While visitors flock to its much larger neighbor Lantau, few make the journey to Peng Chau, a serene, modestly sized island that was once known for its porcelain workshops and the Great China Match factory—the largest in Hong Kong—that closed its doors in 1976. Stop by Kee Sum Café (852/2983-0554) for a bite of its famous shrimp toast before walking to the top of Finger Hill, where a sweeping view of Kowloon and Hong Kong Island awaits. Next, visit the island’s last remaining porcelain workshop, Chiu Kee Porcelain (852/9193-8044), which specializes in hand-painted dishware. You could check out the tranquil beach or explore Lung Mo Temple, dedicated to the Dragon Mother. Either way, end the day with a sundowner at Les Copains d’abord (852/9432-5070), a casual French wine bar with alfresco seating that hosts the occasional game of pétanque.
On the Rocks
It takes nearly two hours to reach crescent-shaped Tung Ping Chau from the nearest ferry pier, but when you arrive at the secluded island, you’ll be treated to spectacular geological formations, pristine beaches, and some of Hong Kong’s best dive sites. Formerly home to 3,000 people, the island is largely uninhabited, though villagers return on the weekend to cater to visitors, many of whom camp overnight. You’ll find historic temples and fresh seafood galore, but it’s the coastal terrain that is the real attraction, especially Drum Rocks—two eight-meter-high sea stacks at the island’s south easternmost point.
Far-flung Kat O lies in the northeastern New Territories, separated from mainland China by little more than a kilometer of sea. Its few hundred residents are spread between four interconnected fishing villages along the western shore.
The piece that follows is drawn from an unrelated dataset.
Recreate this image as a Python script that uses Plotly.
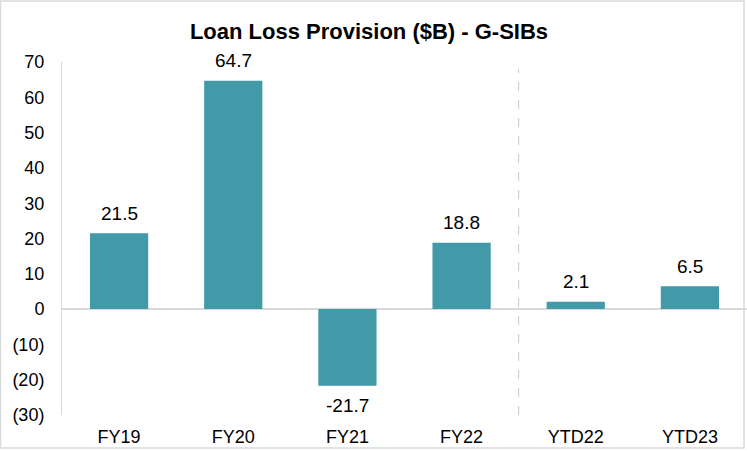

On the main street, the recently restored Tin Hau temple (dedicated to the Sea Goddess) dates from 1763, with intricate carvings and painted rafters that liven up the gray-brick interior. A few doors down, Kat O Geoheritage Center is another must-visit for its exhibits detailing the island’s traditional culture and geology. Kat O is a major stop on the daylong Hakka cultural excursion run by Countryside Adventure Tours, which also includes a visit to the nearby mainland village of Lai Chi Wo.
Take a Hike
Hong Kong’s southernmost island, Po Toi, is a windswept, boulder-studded playground for walkers. Motorized kaito ferries ply the one-hour route from Aberdeen four days a week, while a weekend service from Stanley’s Blake Pier gets you there in half the time. In the island’s southwest, a concrete pathway follows the coast before looping back to the jetty via the hilly interior, taking in 3,000-year-old Bronze Age rock carvings and natural outcrops resembling a tortoise, a snail, and a giant hand en route. Once you’ve worked up an appetite, the deep-fried calamari and steamed scallops at beachfront Ming Kee Seafood Restaurant (852/2849-7038) are highly recommended. Kaito ferry schedules for Po Toi and other outlying islands can be found on the Transport Department website.